I passed a table that was selling honey. Whoooo boy wasn’t that expensive, but people were paying it and seemed grateful to find it. There is a sugar shortage believe it or not. We grow it here in the cane fields, but it gets processed someplace else, or so explained Em. That means it gets harvested, hauled off, and then even though it gets grown here it can be more expensive than where it gets shipped to for turning into the white stuff people are used to using. I prefer the raw sugar now because one it is cheaper, two I get it as part of my pay, and three it tastes a little more real if that makes any sense at all. I think that it is the molasses that is left in it.
There are a couple of five-gallon buckets of honey in the Big House pantry.
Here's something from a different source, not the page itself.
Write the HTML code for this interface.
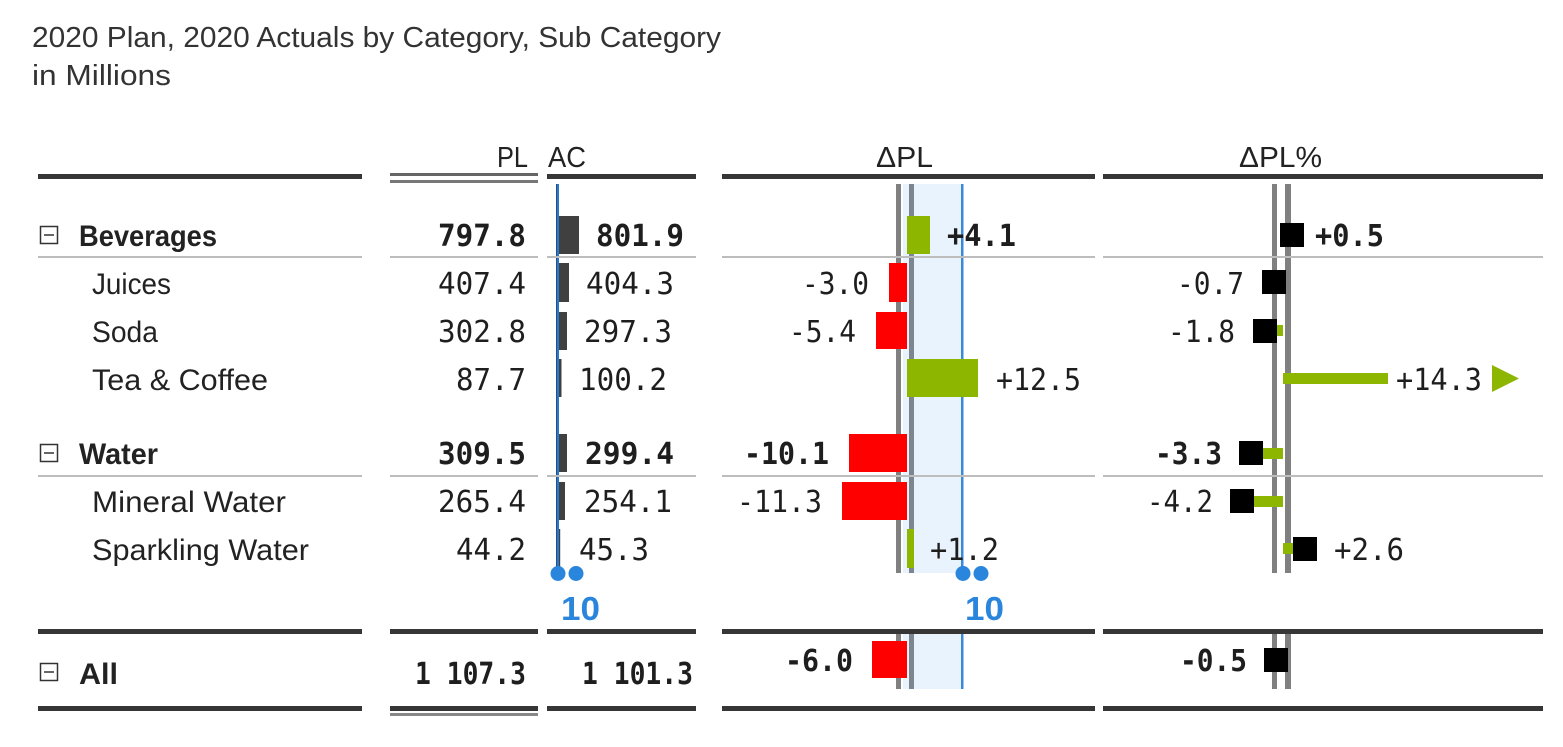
<!DOCTYPE html>
<html><head><meta charset="utf-8"><style>
html,body{margin:0;padding:0;background:#fff;}
svg{display:block;}
.t{font-family:"Liberation Sans",sans-serif;fill:#222;}
.m{font-family:"DejaVu Sans Mono","Liberation Mono",monospace;fill:#1e1e1e;}
.b{font-weight:bold;}
.blue{fill:#2a86dc;}
</style></head><body>
<svg width="1563" height="747" viewBox="0 0 1563 747" xmlns="http://www.w3.org/2000/svg">
<rect width="1563" height="747" fill="#fff"/>
<!-- Title -->
<text class="t" x="32" y="47" font-size="29" style="fill:#333" textLength="689" lengthAdjust="spacingAndGlyphs">2020 Plan, 2020 Actuals by Category, Sub Category</text>
<text class="t" x="32" y="85" font-size="29" style="fill:#333" textLength="139" lengthAdjust="spacingAndGlyphs">in Millions</text>

<!-- Headers -->
<text class="t" x="528" y="167" font-size="29" text-anchor="end" textLength="31" lengthAdjust="spacingAndGlyphs">PL</text>
<text class="t" x="548" y="167" font-size="29" textLength="38" lengthAdjust="spacingAndGlyphs">AC</text>
<text class="t" x="876" y="167" font-size="29" textLength="57" lengthAdjust="spacingAndGlyphs">ΔPL</text>
<text class="t" x="1239" y="167" font-size="29" textLength="83" lengthAdjust="spacingAndGlyphs">ΔPL%</text>

<!-- AC axis + bars -->
<rect x="556" y="184" width="3" height="389" fill="#2b78c8"/>
<rect x="556" y="184" width="1" height="389" fill="#23508a"/>
<g fill="#404040">
<rect x="559" y="216" width="20" height="38"/>
<rect x="559" y="263" width="10" height="39"/>
<rect x="559" y="312" width="8" height="38"/>
<rect x="559" y="359" width="2.5" height="38"/>
<rect x="559" y="434" width="8" height="38"/>
<rect x="559" y="482" width="6" height="38"/>
<rect x="559" y="529" width="1.2" height="38"/>
</g>
<circle cx="558" cy="573.5" r="7.5" fill="#2a86dc"/>
<circle cx="576" cy="573.5" r="7.5" fill="#2a86dc"/>
<text class="t b blue" x="561" y="620" font-size="33" style="fill:#2a86dc" textLength="39" lengthAdjust="spacingAndGlyphs">10</text>

<!-- ΔPL band, gray axis lines -->
<rect x="903" y="184" width="60" height="389" fill="#e9f3fd"/>
<rect x="903" y="629" width="60" height="60" fill="#e9f3fd"/>
<rect x="896" y="184" width="5" height="389" fill="#808080"/>
<rect x="896" y="629" width="5" height="60" fill="#808080"/>
<rect x="909" y="184" width="5" height="389" fill="#7d8590"/>
<rect x="909" y="629" width="5" height="60" fill="#7d8590"/>
<rect x="961" y="184" width="2.5" height="389" fill="#3b8ad8"/>
<rect x="961" y="629" width="2.5" height="60" fill="#3b8ad8"/>

<!-- ΔPL% gray axis lines -->
<rect x="1272" y="184" width="5" height="389" fill="#808080"/>
<rect x="1285" y="184" width="6" height="389" fill="#808080"/>
<rect x="1272" y="629" width="5" height="60" fill="#808080"/>
<rect x="1285" y="629" width="6" height="60" fill="#808080"/>

<!-- Header thick lines -->
<g fill="#363636">
<rect x="38" y="174" width="324" height="5"/>
<rect x="547" y="174" width="149" height="5"/>
<rect x="722" y="174" width="373" height="5"/>
<rect x="1103" y="174" width="440" height="5"/>
</g>
<rect x="390" y="173" width="148" height="3" fill="#666"/>
<rect x="390" y="180" width="148" height="3" fill="#777"/>

<!-- Separators -->
<g fill="#bdbdbd">
<rect x="38" y="256" width="324" height="2"/>
<rect x="390" y="256" width="148" height="2"/>
<rect x="547" y="256" width="149" height="2"/>
<rect x="722" y="256" width="373" height="2"/>
<rect x="1103" y="256" width="440" height="2"/>
<rect x="38" y="475" width="324" height="2"/>
<rect x="390" y="475" width="148" height="2"/>
<rect x="547" y="475" width="149" height="2"/>
<rect x="722" y="475" width="373" height="2"/>
<rect x="1103" y="475" width="440" height="2"/>
</g>

<!-- Mid & bottom thick lines -->
<g fill="#363636">
<rect x="38" y="629" width="324" height="5"/>
<rect x="390" y="629" width="148" height="5"/>
<rect x="547" y="629" width="149" height="5"/>
<rect x="722" y="629" width="373" height="5"/>
<rect x="1103" y="629" width="440" height="5"/>
<rect x="38" y="706" width="324" height="5"/>
<rect x="390" y="706" width="148" height="5"/>
<rect x="547" y="706" width="149" height="5"/>
<rect x="722" y="706" width="373" height="5"/>
<rect x="1103" y="706" width="440" height="5"/>
</g>
<rect x="390" y="713" width="148" height="3" fill="#888"/>

<!-- ΔPL bars -->
<g fill="#8db600">
<rect x="907" y="216" width="23" height="38"/>
<rect x="907" y="359" width="71" height="38"/>
<rect x="907" y="529" width="7" height="39"/>
</g>
<g fill="#ff0000">
<rect x="889" y="263" width="18" height="39"/>
<rect x="876" y="312" width="31" height="37"/>
<rect x="849" y="434" width="58" height="38"/>
<rect x="842" y="482" width="65" height="38"/>
<rect x="872" y="641" width="35" height="37"/>
</g>
<circle cx="963" cy="573.5" r="7.5" fill="#2a86dc"/>
<circle cx="981" cy="573.5" r="7.5" fill="#2a86dc"/>
<text class="t b blue" x="965" y="620" font-size="33" style="fill:#2a86dc" textLength="39" lengthAdjust="spacingAndGlyphs">10</text>

<!-- ΔPL% lollipops -->
<g fill="#8db600">
<rect x="1277" y="325" width="6" height="11"/>
<rect x="1283" y="373" width="105" height="11"/>
<rect x="1263" y="448" width="20" height="11"/>
<rect x="1254" y="496" width="29" height="11"/>
<rect x="1283" y="543" width="12" height="11"/>
<polygon points="1492,365 1519,378.5 1492,392"/>
</g>
<g fill="#000">
<rect x="1280" y="223" width="24" height="24"/>
<rect x="1262" y="270" width="24" height="24"/>
<rect x="1253" y="319" width="24" height="24"/>
<rect x="1239" y="441" width="24" height="24"/>
<rect x="1230" y="489" width="24" height="24"/>
<rect x="1293" y="537" width="24" height="24"/>
<rect x="1264" y="648" width="24" height="24"/>
</g>

<!-- Expand icons -->
<g fill="none" stroke="#333" stroke-width="1.5">
<rect x="40.5" y="226.5" width="17" height="17"/>
<line x1="44" y1="235" x2="54" y2="235"/>
<rect x="40.5" y="444.5" width="17" height="17"/>
<line x1="44" y1="453" x2="54" y2="453"/>
<rect x="40.5" y="663.5" width="17" height="17"/>
<line x1="44" y1="672" x2="54" y2="672"/>
</g>

<!-- Row labels -->
<text class="t b" x="79" y="246" font-size="30" textLength="138" lengthAdjust="spacingAndGlyphs">Beverages</text>
<text class="t" x="92" y="294" font-size="30" textLength="79" lengthAdjust="spacingAndGlyphs">Juices</text>
<text class="t" x="92" y="342" font-size="30" textLength="66" lengthAdjust="spacingAndGlyphs">Soda</text>
<text class="t" x="92" y="390" font-size="30" textLength="176" lengthAdjust="spacingAndGlyphs">Tea &amp; Coffee</text>
<text class="t b" x="79" y="464" font-size="30" textLength="79" lengthAdjust="spacingAndGlyphs">Water</text>
<text class="t" x="92" y="512" font-size="30" textLength="194" lengthAdjust="spacingAndGlyphs">Mineral Water</text>
<text class="t" x="92" y="560" font-size="30" textLength="217" lengthAdjust="spacingAndGlyphs">Sparkling Water</text>
<text class="t b" x="79" y="684" font-size="30" textLength="39" lengthAdjust="spacingAndGlyphs">All</text>

<!-- PL values -->
<g text-anchor="end">
<text class="m b" x="526" y="246" font-size="30" textLength="88" lengthAdjust="spacingAndGlyphs">797.8</text>
<text class="m" x="526" y="294" font-size="30" textLength="88" lengthAdjust="spacingAndGlyphs">407.4</text>
<text class="m" x="526" y="342" font-size="30" textLength="88" lengthAdjust="spacingAndGlyphs">302.8</text>
<text class="m" x="526" y="390" font-size="30" textLength="70" lengthAdjust="spacingAndGlyphs">87.7</text>
<text class="m b" x="526" y="464" font-size="30" textLength="88" lengthAdjust="spacingAndGlyphs">309.5</text>
<text class="m" x="526" y="512" font-size="30" textLength="88" lengthAdjust="spacingAndGlyphs">265.4</text>
<text class="m" x="526" y="560" font-size="30" textLength="70" lengthAdjust="spacingAndGlyphs">44.2</text>
<text class="m b" x="526" y="684" font-size="30" textLength="111" lengthAdjust="spacingAndGlyphs">1 107.3</text>
</g>

<!-- AC values -->
<text class="m b" x="596" y="246" font-size="30" textLength="88" lengthAdjust="spacingAndGlyphs">801.9</text>
<text class="m" x="586" y="294" font-size="30" textLength="88" lengthAdjust="spacingAndGlyphs">404.3</text>
<text class="m" x="584" y="342" font-size="30" textLength="88" lengthAdjust="spacingAndGlyphs">297.3</text>
<text class="m" x="579" y="390" font-size="30" textLength="88" lengthAdjust="spacingAndGlyphs">100.2</text>
<text class="m b" x="585" y="464" font-size="30" textLength="89" lengthAdjust="spacingAndGlyphs">299.4</text>
<text class="m" x="584" y="512" font-size="30" textLength="88" lengthAdjust="spacingAndGlyphs">254.1</text>
<text class="m" x="579" y="560" font-size="30" textLength="70" lengthAdjust="spacingAndGlyphs">45.3</text>
<text class="m b" x="582" y="684" font-size="30" textLength="111" lengthAdjust="spacingAndGlyphs">1 101.3</text>

<!-- ΔPL values -->
<text class="m b" x="947" y="246" font-size="30" textLength="69" lengthAdjust="spacingAndGlyphs">+4.1</text>
<text class="m" x="869" y="294" font-size="30" text-anchor="end" textLength="67" lengthAdjust="spacingAndGlyphs">-3.0</text>
<text class="m" x="856" y="342" font-size="30" text-anchor="end" textLength="67" lengthAdjust="spacingAndGlyphs">-5.4</text>
<text class="m" x="996" y="390" font-size="30" textLength="85" lengthAdjust="spacingAndGlyphs">+12.5</text>
<text class="m b" x="829" y="464" font-size="30" text-anchor="end" textLength="85" lengthAdjust="spacingAndGlyphs">-10.1</text>
<text class="m" x="822" y="512" font-size="30" text-anchor="end" textLength="85" lengthAdjust="spacingAndGlyphs">-11.3</text>
<text class="m" x="930" y="560" font-size="30" textLength="69" lengthAdjust="spacingAndGlyphs">+1.2</text>
<text class="m b" x="853" y="671" font-size="30" text-anchor="end" textLength="68" lengthAdjust="spacingAndGlyphs">-6.0</text>

<!-- ΔPL% values -->
<text class="m b" x="1315" y="246" font-size="30" textLength="69" lengthAdjust="spacingAndGlyphs">+0.5</text>
<text class="m" x="1244" y="294" font-size="30" text-anchor="end" textLength="67" lengthAdjust="spacingAndGlyphs">-0.7</text>
<text class="m" x="1235" y="342" font-size="30" text-anchor="end" textLength="67" lengthAdjust="spacingAndGlyphs">-1.8</text>
<text class="m" x="1396" y="390" font-size="30" textLength="86" lengthAdjust="spacingAndGlyphs">+14.3</text>
<text class="m b" x="1222" y="464" font-size="30" text-anchor="end" textLength="67" lengthAdjust="spacingAndGlyphs">-3.3</text>
<text class="m" x="1213" y="512" font-size="30" text-anchor="end" textLength="66" lengthAdjust="spacingAndGlyphs">-4.2</text>
<text class="m" x="1334" y="560" font-size="30" textLength="70" lengthAdjust="spacingAndGlyphs">+2.6</text>
<text class="m b" x="1247" y="671" font-size="30" text-anchor="end" textLength="67" lengthAdjust="spacingAndGlyphs">-0.5</text>
</svg>
</body></html>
The older ladies look at it askance. Yeah, that’s a word. I took my SATs my Junior year thank you very much. And askance is exactly how they look at them buckets. They’re going to be looking even more askance when they see that they’ve now got two more of those buckets. Momma L is more willing to accept that we might have to use them but even she says not until after the raw sugar runs out. I saw a note that I’m supposed to get some of my pay in honey this time. I need to look up some recipes and see how it can be used. What was it that Yula Mae said? Oh yeah; waste not want not.
Waste. Funny thing is that the definition of waste is kinda in the eye of the beholder. And my eye was beholding a truckload of scratch and dent pharmacy and that’s exactly what I needed.